At JSW Group, Parth Jindal is emerging as the architect of the next chapter. While JSW Steel remains the bedrock of the group’s profits, he is making deliberate moves into consumer-facing businesses. From JSW Paints, which recently acquired a majority stake in AkzoNobel India, to a joint venture with MG Motor India in the electric-vehicle (EV) space and plans to launch its own EV brand, Parth is racing to build the “next JSW Steel”. All this amid global decarbonisation mandates, geopolitical volatility and rapid changes in technology.
Shashwat Goenka at RPSG is navigating a different set of complexities. While the group’s power and carbon black businesses offer stable business to business cash flows, he is tasked with building the consumer-facing portfolio: from fast-moving consumer goods brands to retail. But execution remains fraught amid intense competition from giants like Hindustan Unilever and ITC, e-commerce majors and very agile start-ups. With a clear aim of growing the legacy ‘significantly’, Shashwat relies on data for decision making and believes that anyone who is not working with AI, will become irrelevant.
Rewriting Legacy
At Kirloskar Systems, Manasi Tata, one of the few women at the helm of a legacy industrial group, stepped into a leadership role at Toyota Kirloskar Motor after the sudden loss of her father, Vikram Kirloskar, in late 2022. Unlike many of her peers who had time to prepare, her transition was sudden and deeply personal. Today, she is focused on shaping the future of mobility and manufacturing, sectors that are facing upheavals from electrification, AI and supply chain disruptions.

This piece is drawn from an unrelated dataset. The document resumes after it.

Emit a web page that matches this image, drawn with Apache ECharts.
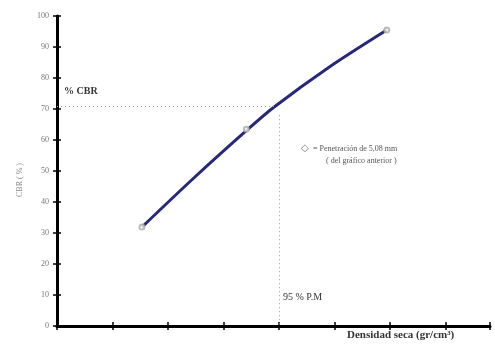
<!DOCTYPE html>
<html>
<head>
<meta charset="utf-8">
<script src="https://cdn.jsdelivr.net/npm/echarts@6/dist/echarts.min.js"></script>
<style>
  html, body { margin: 0; padding: 0; background: #fff; }
  #chart { width: 495px; height: 345px; }
</style>
</head>
<body>
<div id="chart"></div>
<script>
// curve (x in tick units, CBR in %)
const curveX = [1.53, 2.45, 3.41, 3.9, 4.9, 5.94]
const curveY = [31.9, 47.5, 63.0, 70.5, 83.5, 95.5]
// open markers: "Penetración de 5,08 mm"
const pointX = [1.53, 3.41, 5.94]
const pointY = [31.9, 63.5, 95.5]
const cbrRef = 71
const densRef = 4.0
const yTicks = [0, 10, 20, 30, 40, 50, 60, 70, 80, 90, 100]

const FONT = 'Liberation Serif'
const chart = echarts.init(document.getElementById('chart'))

const pairs = (xs, ys) => xs.map((x, i) => [x, ys[i]])

const xBase = { type: 'value', min: 0, max: 7.8, interval: 1, splitLine: { show: false }, axisLabel: { show: false } }
const yBase = { type: 'value', min: 0, max: 100, interval: 10, splitLine: { show: false } }
const tickStyle = { color: '#000', width: 1.5 }

chart.setOption({
  animation: false,
  grid: { left: 57, right: 5, top: 16, bottom: 19 },
  xAxis: [
    Object.assign({}, xBase, {
      axisLine: { lineStyle: { color: '#000', width: 3 } },
      axisTick: { show: true, length: 4, lineStyle: tickStyle }
    }),
    // inner half of the crossing ticks
    Object.assign({}, xBase, {
      position: 'bottom',
      axisLine: { show: false },
      axisTick: { show: true, inside: true, length: 4, lineStyle: tickStyle }
    })
  ],
  yAxis: [
    Object.assign({}, yBase, {
      axisLine: { show: true, lineStyle: { color: '#000', width: 3 } },
      axisTick: { show: true, length: 4, lineStyle: tickStyle },
      axisLabel: {
        color: '#777', fontFamily: FONT, fontSize: 8, margin: 8,
        formatter: v => yTicks.includes(v) ? String(v) : ''
      }
    }),
    Object.assign({}, yBase, {
      position: 'left',
      axisLine: { show: false },
      axisTick: { show: true, inside: true, length: 4, lineStyle: tickStyle },
      axisLabel: { show: false }
    })
  ],
  series: [
    {
      type: 'line',
      data: pairs(curveX, curveY),
      smooth: 0.3,
      showSymbol: false,
      lineStyle: { color: '#28287a', width: 3 },
      z: 3,
      markLine: {
        silent: true,
        symbol: 'none',
        label: { show: false },
        lineStyle: { color: '#999', type: [1, 3], width: 1 },
        data: [
          [{ coord: [0, cbrRef] }, { coord: [densRef, cbrRef] }],
          [{ coord: [densRef, cbrRef - 3] }, { coord: [densRef, 0] }]
        ]
      }
    },
    {
      type: 'scatter',
      data: pairs(pointX, pointY),
      symbol: 'emptyCircle',
      symbolSize: 5,
      itemStyle: { color: '#aaa', borderWidth: 1 },
      z: 5
    }
  ],
  graphic: [
    { type: 'text', left: 64, top: 86, style: { text: '% CBR', font: 'bold 10px ' + FONT, fill: '#333' } },
    { type: 'text', left: 283, top: 292, style: { text: '95 % P.M', font: '10px ' + FONT, fill: '#333' } },
    { type: 'text', left: 347, top: 330, style: { text: 'Densidad seca (gr/cm³)', font: 'bold 11px ' + FONT, fill: '#333' } },
    { type: 'text', left: 301, top: 143, style: { text: '◇', font: '10px ' + FONT, fill: '#777' } },
    { type: 'text', left: 313, top: 145, style: { text: '= Penetración de 5,08 mm', font: '8px ' + FONT, fill: '#555' } },
    { type: 'text', left: 326, top: 157, style: { text: '( del gráfico anterior )', font: '8px ' + FONT, fill: '#555' } },
    {
      type: 'text', x: 20, y: 180, rotation: Math.PI / 2,
      style: { text: 'CBR ( % )', font: '8px ' + FONT, fill: '#888', align: 'center', verticalAlign: 'middle' }
    }
  ]
})
</script>
</body>
</html>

At the Adani group, succession is unfolding across multiple businesses simultaneously. Karan, Jeet, Pranav and Sagar Adani have taken on operational roles in infrastructure, green energy and digital, amid a period of intense capital expenditure, public scrutiny and evolving investor expectations. Their challenge isn’t just scale, it is also trust, transparency and long-term resilience.
“The next generation must be prepared to understand and evaluate this environment dynamically...The learning curve is steep and time is compressed. They must undergo accelerated learning. High-quality mentoring and coaching will be critical in making them truly capable leaders. And I do see this happening,” says Ramachandran.
As this new order takes shape, one thing is certain: the scions of India Inc will be measured not by the weight of their last name but by their ability to rewrite its legacy, and India’s growth story will no longer be written solely by those who built its industrial past but by those who will lead its future.